Western Film WTF: Straight to Hell (1986)

Ostensibly a remake of the notoriously brutal Spaghetti Western "Django Kill... If You Live, Shoot!," Alex Cox's "Straight to Hell" is instead an anarchic and unlikley satire. The film is the product of a never-to-be-repeated circumstance in which a punk acoustic tour of Nicaragua fell apart, leaving a window of free time for Alex Cox, who was to direct a documentary of it, along with a number of punk artists.

Somehow they pulled together a tiny budget for a movie, Cox pounded out a screenplay in three days with frequent collaborator Dick Rude, and they headed to Spain to film on an old Spaghetti Western set.

The resulting film is as frenzied and chaotic as you might expect, roughly telling the story of three bumbling hit men who stumble into a gang-controlled Mexican town, and the three days it takes for everyone to kill each other. The hit men are: Sy Richardson, whose black suit and slow-burning cool cause him endless comparisons to Samuel L. Jackson in "Pulp Fiction"; Clash frontman Joe Strummer, who oozes a boyish but bullying charm; and Rude, a live-wire punk. They also bring along Courtney Love as Richardson's pregnant girlfriend, and she screeches every line, which audience are likely to find either irritating or hilarious. I find it hilarious.

The gang inhabiting the town are apparently all named McMahon, are largely dressed in mariachi outfits, and are largely played by the Pogues, who are all addicted to coffee and have Elvis Costello along to constantly pour them cups of the stuff. Their general policy upon seeing a stranger come to town is to cry out "stranger" and execute them on the spot, but they take a strange liking to our hired killers, which doesn't last long.

The film is mostly a series of short, barely related comic vignettes riffing on betrayal, familial loyalty, sexual obsession, and sheer meanness (there is a hot dog vendor, played by Zander Schloss of the Circle Jerks, who only exists in the film to be relentlessly abused by the cast.) The film has all of the manic verve of Cox's other films, which at that point included "Repo Man" and "Sid and Nancy," and it helps to think of the film as a collection of loosely connected punk songs inspired by Western movies, each short, brutal, sardonic, and composed of three chords.

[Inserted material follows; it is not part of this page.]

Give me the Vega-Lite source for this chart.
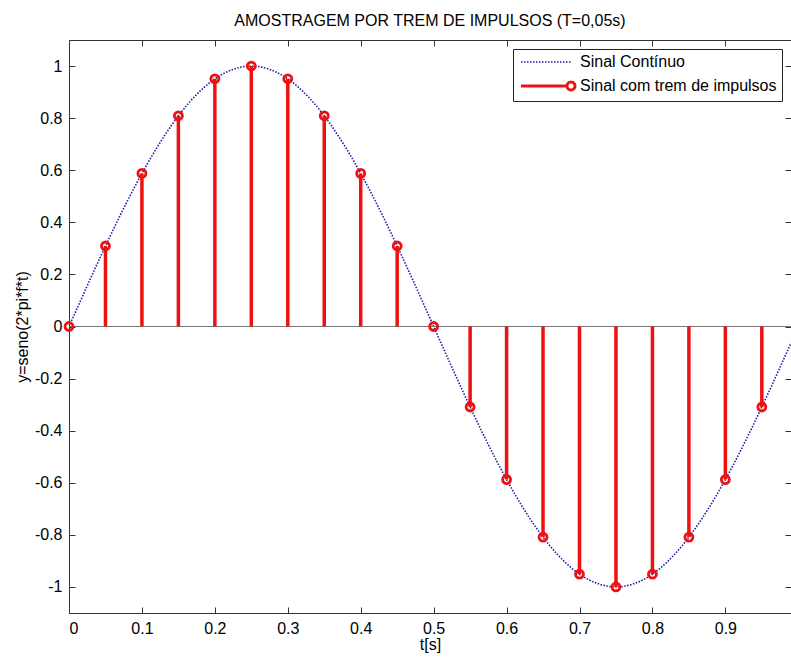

The film was mostly disliked by critics, which is understandable, as, for the most part, critics are dull creatures, but I'm not sure why it's target audience of punks and hipsters didn't take to the film. Cox doesn't seem to know either, opining over the years that the film was just misplaced in time: Spaghetti Westerns had become obscure, and it would be a few years before Quentin Tarantino would jump-start an obsession with cinematic mash-ups starring bad men in black suits.

There might be something to that. Cox put out a remastered and re-edited version of the film a few years ago, and it received much warmed critical response. I'd also suggest that the film's self-conscious coolness rankled audiences — sometimes it seems like Americans are as ready to punch a hipster as a hippie. And so the film's dependence on audiences knowing and appreciating a then-obscure film form, coupled with a cast of rock and rollers and cameos from Dennis Hopper, Grace Jones, and Jim Jarmusch, may have felt like Alex Cox had made the film to congratulate himself on being hipper than the room.

But that sense has faded since the film came out, replaced by a nostalgia for the era that probably predisposes  audiences to feel warmly about the film, and to appreciate the film as a breakneck, manic punk comedy that is genuinely quite funny. The film also benefits from being striking looking — the costume design by Pam Tait feels at once iconic and a bit hallucinogenic, with everyone defined by their costume choices. (Jarmusch's character, a white-suited crime boss, even says "Don't ruin the suit" just before he is shot.) The set itself feels like a strange piece of folk art, and there is an undeniable pleasure to watching black-suited killers and mariachis race across it, spraying machine-gun fire.

But what makes the film genuinely memorable is its accumulation of odd details: A murderer who is also a poet, and never allowed to read his poems; the fact that the police are not allowed guns and so must throw rocks at people; a terrible lounge singer who sometimes wanders in to make sardonic comments; the cast suddenly singing a mournful and genuinely lovely version of "Danny Boy."

One wishes for an alternate past, in which this film had found an audience and encouraged a wave of independent filmmakers to run off to the desert with punk rockers to make their own bonkers microbudget version of Westerns.

This didn't happen, sadly, and so we only have this one weird, magnificent example of an alternate — and more interesting — now. Call it the spaghetti punk alternate timeline, and it never happened, and we are poorer for it.